DIRECTIONS FOR THIS TASK
Return every line of the material exactly.

PROVIDED RECORDS

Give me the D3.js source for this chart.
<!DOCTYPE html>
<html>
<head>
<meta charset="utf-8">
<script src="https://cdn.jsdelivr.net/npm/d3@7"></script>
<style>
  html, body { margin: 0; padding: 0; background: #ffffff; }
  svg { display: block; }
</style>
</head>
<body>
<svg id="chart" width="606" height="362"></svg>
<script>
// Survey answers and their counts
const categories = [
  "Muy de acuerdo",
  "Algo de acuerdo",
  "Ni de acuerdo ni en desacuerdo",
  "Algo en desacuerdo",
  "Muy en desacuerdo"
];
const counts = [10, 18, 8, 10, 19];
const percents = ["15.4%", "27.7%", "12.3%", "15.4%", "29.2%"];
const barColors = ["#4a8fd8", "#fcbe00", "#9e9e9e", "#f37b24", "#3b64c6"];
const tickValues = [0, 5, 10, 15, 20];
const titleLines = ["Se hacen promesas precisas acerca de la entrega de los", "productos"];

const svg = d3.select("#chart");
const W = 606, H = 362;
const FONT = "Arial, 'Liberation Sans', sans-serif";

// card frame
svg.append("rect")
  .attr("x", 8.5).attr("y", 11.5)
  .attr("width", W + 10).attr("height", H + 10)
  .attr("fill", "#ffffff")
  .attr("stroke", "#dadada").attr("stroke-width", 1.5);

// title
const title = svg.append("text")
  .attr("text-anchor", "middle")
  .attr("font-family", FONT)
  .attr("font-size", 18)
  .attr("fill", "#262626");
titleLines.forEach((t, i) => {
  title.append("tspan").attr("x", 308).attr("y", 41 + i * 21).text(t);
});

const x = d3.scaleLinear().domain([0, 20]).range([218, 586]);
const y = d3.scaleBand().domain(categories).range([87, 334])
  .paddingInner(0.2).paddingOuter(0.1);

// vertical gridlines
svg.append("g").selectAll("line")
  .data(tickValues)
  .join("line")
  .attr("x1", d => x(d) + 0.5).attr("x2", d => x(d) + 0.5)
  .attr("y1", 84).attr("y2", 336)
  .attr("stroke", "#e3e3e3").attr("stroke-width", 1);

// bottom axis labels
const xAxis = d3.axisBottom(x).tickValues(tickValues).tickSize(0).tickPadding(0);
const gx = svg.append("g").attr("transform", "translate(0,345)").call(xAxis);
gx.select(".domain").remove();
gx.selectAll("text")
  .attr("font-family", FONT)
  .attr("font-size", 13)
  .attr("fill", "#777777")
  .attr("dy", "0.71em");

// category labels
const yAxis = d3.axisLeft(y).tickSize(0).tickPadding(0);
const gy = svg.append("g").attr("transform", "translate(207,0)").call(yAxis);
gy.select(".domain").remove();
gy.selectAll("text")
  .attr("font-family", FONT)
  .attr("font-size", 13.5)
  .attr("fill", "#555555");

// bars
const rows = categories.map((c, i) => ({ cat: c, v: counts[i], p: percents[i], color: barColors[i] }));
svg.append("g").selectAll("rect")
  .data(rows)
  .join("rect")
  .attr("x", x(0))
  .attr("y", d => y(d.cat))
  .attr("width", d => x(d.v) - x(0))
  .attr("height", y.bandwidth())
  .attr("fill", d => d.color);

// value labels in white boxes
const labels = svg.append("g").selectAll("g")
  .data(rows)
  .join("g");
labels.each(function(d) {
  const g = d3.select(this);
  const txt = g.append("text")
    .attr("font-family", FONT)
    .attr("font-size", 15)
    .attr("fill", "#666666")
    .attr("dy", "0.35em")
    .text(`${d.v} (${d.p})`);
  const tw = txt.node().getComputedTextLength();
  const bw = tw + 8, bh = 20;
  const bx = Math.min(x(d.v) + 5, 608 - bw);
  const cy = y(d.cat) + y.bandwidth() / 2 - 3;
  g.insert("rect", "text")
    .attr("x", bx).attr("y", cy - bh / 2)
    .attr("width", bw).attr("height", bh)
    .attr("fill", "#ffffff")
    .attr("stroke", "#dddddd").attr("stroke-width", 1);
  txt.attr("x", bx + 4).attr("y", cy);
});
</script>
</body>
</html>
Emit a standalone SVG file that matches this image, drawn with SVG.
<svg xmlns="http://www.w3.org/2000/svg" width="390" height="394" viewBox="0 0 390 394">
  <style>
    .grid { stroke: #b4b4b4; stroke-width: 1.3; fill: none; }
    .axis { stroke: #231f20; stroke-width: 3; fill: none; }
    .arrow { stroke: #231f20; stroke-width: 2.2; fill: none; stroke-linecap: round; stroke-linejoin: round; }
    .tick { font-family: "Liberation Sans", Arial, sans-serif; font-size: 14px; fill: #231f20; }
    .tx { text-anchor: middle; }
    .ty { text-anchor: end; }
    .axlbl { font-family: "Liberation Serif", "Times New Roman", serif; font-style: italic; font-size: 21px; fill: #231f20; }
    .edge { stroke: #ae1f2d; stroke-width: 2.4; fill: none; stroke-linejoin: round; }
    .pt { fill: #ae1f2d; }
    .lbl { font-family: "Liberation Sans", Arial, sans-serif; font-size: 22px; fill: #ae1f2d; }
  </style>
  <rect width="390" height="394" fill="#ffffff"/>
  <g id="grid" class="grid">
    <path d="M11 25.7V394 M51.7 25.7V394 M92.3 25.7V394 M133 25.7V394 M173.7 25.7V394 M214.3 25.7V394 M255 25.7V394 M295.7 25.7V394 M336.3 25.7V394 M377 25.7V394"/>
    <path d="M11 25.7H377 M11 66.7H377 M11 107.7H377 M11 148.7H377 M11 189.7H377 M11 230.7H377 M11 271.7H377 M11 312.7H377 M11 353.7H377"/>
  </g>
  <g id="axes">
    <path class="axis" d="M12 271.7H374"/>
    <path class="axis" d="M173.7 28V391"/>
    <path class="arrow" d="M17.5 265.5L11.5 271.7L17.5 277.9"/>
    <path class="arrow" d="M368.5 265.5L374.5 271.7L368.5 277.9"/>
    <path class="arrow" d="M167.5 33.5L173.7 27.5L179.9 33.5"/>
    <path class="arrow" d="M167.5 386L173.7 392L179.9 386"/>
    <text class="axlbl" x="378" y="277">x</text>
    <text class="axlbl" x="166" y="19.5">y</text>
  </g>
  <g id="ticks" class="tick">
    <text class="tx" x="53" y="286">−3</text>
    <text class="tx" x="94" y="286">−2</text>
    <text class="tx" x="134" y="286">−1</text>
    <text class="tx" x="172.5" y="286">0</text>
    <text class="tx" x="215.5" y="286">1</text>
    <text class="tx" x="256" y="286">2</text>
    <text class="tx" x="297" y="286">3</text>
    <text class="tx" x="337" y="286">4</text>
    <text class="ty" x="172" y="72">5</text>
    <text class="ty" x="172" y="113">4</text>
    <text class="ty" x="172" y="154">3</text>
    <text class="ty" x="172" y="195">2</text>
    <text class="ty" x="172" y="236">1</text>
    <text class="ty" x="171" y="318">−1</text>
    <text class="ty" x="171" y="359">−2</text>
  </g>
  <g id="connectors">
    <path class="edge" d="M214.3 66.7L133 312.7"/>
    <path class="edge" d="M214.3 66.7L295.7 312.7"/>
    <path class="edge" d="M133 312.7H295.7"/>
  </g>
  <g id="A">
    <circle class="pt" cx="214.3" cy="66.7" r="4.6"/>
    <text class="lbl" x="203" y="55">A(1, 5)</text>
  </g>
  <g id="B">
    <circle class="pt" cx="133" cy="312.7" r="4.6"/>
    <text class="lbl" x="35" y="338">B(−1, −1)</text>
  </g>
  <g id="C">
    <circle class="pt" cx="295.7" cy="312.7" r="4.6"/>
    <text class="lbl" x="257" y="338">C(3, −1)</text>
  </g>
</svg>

WRITTEN ANSWER
Give me the D3.js source for this chart.
<!DOCTYPE html>
<html>
<head>
<meta charset="utf-8">
<script src="https://cdn.jsdelivr.net/npm/d3@7"></script>
<style>
  html, body { margin: 0; padding: 0; background: #ffffff; }
  svg { display: block; }
</style>
</head>
<body>
<svg id="chart" width="606" height="362"></svg>
<script>
// Survey answers and their counts
const categories = [
  "Muy de acuerdo",
  "Algo de acuerdo",
  "Ni de acuerdo ni en desacuerdo",
  "Algo en desacuerdo",
  "Muy en desacuerdo"
];
const counts = [10, 18, 8, 10, 19];
const percents = ["15.4%", "27.7%", "12.3%", "15.4%", "29.2%"];
const barColors = ["#4a8fd8", "#fcbe00", "#9e9e9e", "#f37b24", "#3b64c6"];
const tickValues = [0, 5, 10, 15, 20];
const titleLines = ["Se hacen promesas precisas acerca de la entrega de los", "productos"];

const svg = d3.select("#chart");
const W = 606, H = 362;
const FONT = "Arial, 'Liberation Sans', sans-serif";

// card frame
svg.append("rect")
  .attr("x", 8.5).attr("y", 11.5)
  .attr("width", W + 10).attr("height", H + 10)
  .attr("fill", "#ffffff")
  .attr("stroke", "#dadada").attr("stroke-width", 1.5);

// title
const title = svg.append("text")
  .attr("text-anchor", "middle")
  .attr("font-family", FONT)
  .attr("font-size", 18)
  .attr("fill", "#262626");
titleLines.forEach((t, i) => {
  title.append("tspan").attr("x", 308).attr("y", 41 + i * 21).text(t);
});

const x = d3.scaleLinear().domain([0, 20]).range([218, 586]);
const y = d3.scaleBand().domain(categories).range([87, 334])
  .paddingInner(0.2).paddingOuter(0.1);

// vertical gridlines
svg.append("g").selectAll("line")
  .data(tickValues)
  .join("line")
  .attr("x1", d => x(d) + 0.5).attr("x2", d => x(d) + 0.5)
  .attr("y1", 84).attr("y2", 336)
  .attr("stroke", "#e3e3e3").attr("stroke-width", 1);

// bottom axis labels
const xAxis = d3.axisBottom(x).tickValues(tickValues).tickSize(0).tickPadding(0);
const gx = svg.append("g").attr("transform", "translate(0,345)").call(xAxis);
gx.select(".domain").remove();
gx.selectAll("text")
  .attr("font-family", FONT)
  .attr("font-size", 13)
  .attr("fill", "#777777")
  .attr("dy", "0.71em");

// category labels
const yAxis = d3.axisLeft(y).tickSize(0).tickPadding(0);
const gy = svg.append("g").attr("transform", "translate(207,0)").call(yAxis);
gy.select(".domain").remove();
gy.selectAll("text")
  .attr("font-family", FONT)
  .attr("font-size", 13.5)
  .attr("fill", "#555555");

// bars
const rows = categories.map((c, i) => ({ cat: c, v: counts[i], p: percents[i], color: barColors[i] }));
svg.append("g").selectAll("rect")
  .data(rows)
  .join("rect")
  .attr("x", x(0))
  .attr("y", d => y(d.cat))
  .attr("width", d => x(d.v) - x(0))
  .attr("height", y.bandwidth())
  .attr("fill", d => d.color);

// value labels in white boxes
const labels = svg.append("g").selectAll("g")
  .data(rows)
  .join("g");
labels.each(function(d) {
  const g = d3.select(this);
  const txt = g.append("text")
    .attr("font-family", FONT)
    .attr("font-size", 15)
    .attr("fill", "#666666")
    .attr("dy", "0.35em")
    .text(`${d.v} (${d.p})`);
  const tw = txt.node().getComputedTextLength();
  const bw = tw + 8, bh = 20;
  const bx = Math.min(x(d.v) + 5, 608 - bw);
  const cy = y(d.cat) + y.bandwidth() / 2 - 3;
  g.insert("rect", "text")
    .attr("x", bx).attr("y", cy - bh / 2)
    .attr("width", bw).attr("height", bh)
    .attr("fill", "#ffffff")
    .attr("stroke", "#dddddd").attr("stroke-width", 1);
  txt.attr("x", bx + 4).attr("y", cy);
});
</script>
</body>
</html>
Emit a standalone SVG file that matches this image, drawn with SVG.
<svg xmlns="http://www.w3.org/2000/svg" width="390" height="394" viewBox="0 0 390 394">
  <style>
    .grid { stroke: #b4b4b4; stroke-width: 1.3; fill: none; }
    .axis { stroke: #231f20; stroke-width: 3; fill: none; }
    .arrow { stroke: #231f20; stroke-width: 2.2; fill: none; stroke-linecap: round; stroke-linejoin: round; }
    .tick { font-family: "Liberation Sans", Arial, sans-serif; font-size: 14px; fill: #231f20; }
    .tx { text-anchor: middle; }
    .ty { text-anchor: end; }
    .axlbl { font-family: "Liberation Serif", "Times New Roman", serif; font-style: italic; font-size: 21px; fill: #231f20; }
    .edge { stroke: #ae1f2d; stroke-width: 2.4; fill: none; stroke-linejoin: round; }
    .pt { fill: #ae1f2d; }
    .lbl { font-family: "Liberation Sans", Arial, sans-serif; font-size: 22px; fill: #ae1f2d; }
  </style>
  <rect width="390" height="394" fill="#ffffff"/>
  <g id="grid" class="grid">
    <path d="M11 25.7V394 M51.7 25.7V394 M92.3 25.7V394 M133 25.7V394 M173.7 25.7V394 M214.3 25.7V394 M255 25.7V394 M295.7 25.7V394 M336.3 25.7V394 M377 25.7V394"/>
    <path d="M11 25.7H377 M11 66.7H377 M11 107.7H377 M11 148.7H377 M11 189.7H377 M11 230.7H377 M11 271.7H377 M11 312.7H377 M11 353.7H377"/>
  </g>
  <g id="axes">
    <path class="axis" d="M12 271.7H374"/>
    <path class="axis" d="M173.7 28V391"/>
    <path class="arrow" d="M17.5 265.5L11.5 271.7L17.5 277.9"/>
    <path class="arrow" d="M368.5 265.5L374.5 271.7L368.5 277.9"/>
    <path class="arrow" d="M167.5 33.5L173.7 27.5L179.9 33.5"/>
    <path class="arrow" d="M167.5 386L173.7 392L179.9 386"/>
    <text class="axlbl" x="378" y="277">x</text>
    <text class="axlbl" x="166" y="19.5">y</text>
  </g>
  <g id="ticks" class="tick">
    <text class="tx" x="53" y="286">−3</text>
    <text class="tx" x="94" y="286">−2</text>
    <text class="tx" x="134" y="286">−1</text>
    <text class="tx" x="172.5" y="286">0</text>
    <text class="tx" x="215.5" y="286">1</text>
    <text class="tx" x="256" y="286">2</text>
    <text class="tx" x="297" y="286">3</text>
    <text class="tx" x="337" y="286">4</text>
    <text class="ty" x="172" y="72">5</text>
    <text class="ty" x="172" y="113">4</text>
    <text class="ty" x="172" y="154">3</text>
    <text class="ty" x="172" y="195">2</text>
    <text class="ty" x="172" y="236">1</text>
    <text class="ty" x="171" y="318">−1</text>
    <text class="ty" x="171" y="359">−2</text>
  </g>
  <g id="connectors">
    <path class="edge" d="M214.3 66.7L133 312.7"/>
    <path class="edge" d="M214.3 66.7L295.7 312.7"/>
    <path class="edge" d="M133 312.7H295.7"/>
  </g>
  <g id="A">
    <circle class="pt" cx="214.3" cy="66.7" r="4.6"/>
    <text class="lbl" x="203" y="55">A(1, 5)</text>
  </g>
  <g id="B">
    <circle class="pt" cx="133" cy="312.7" r="4.6"/>
    <text class="lbl" x="35" y="338">B(−1, −1)</text>
  </g>
  <g id="C">
    <circle class="pt" cx="295.7" cy="312.7" r="4.6"/>
    <text class="lbl" x="257" y="338">C(3, −1)</text>
  </g>
</svg>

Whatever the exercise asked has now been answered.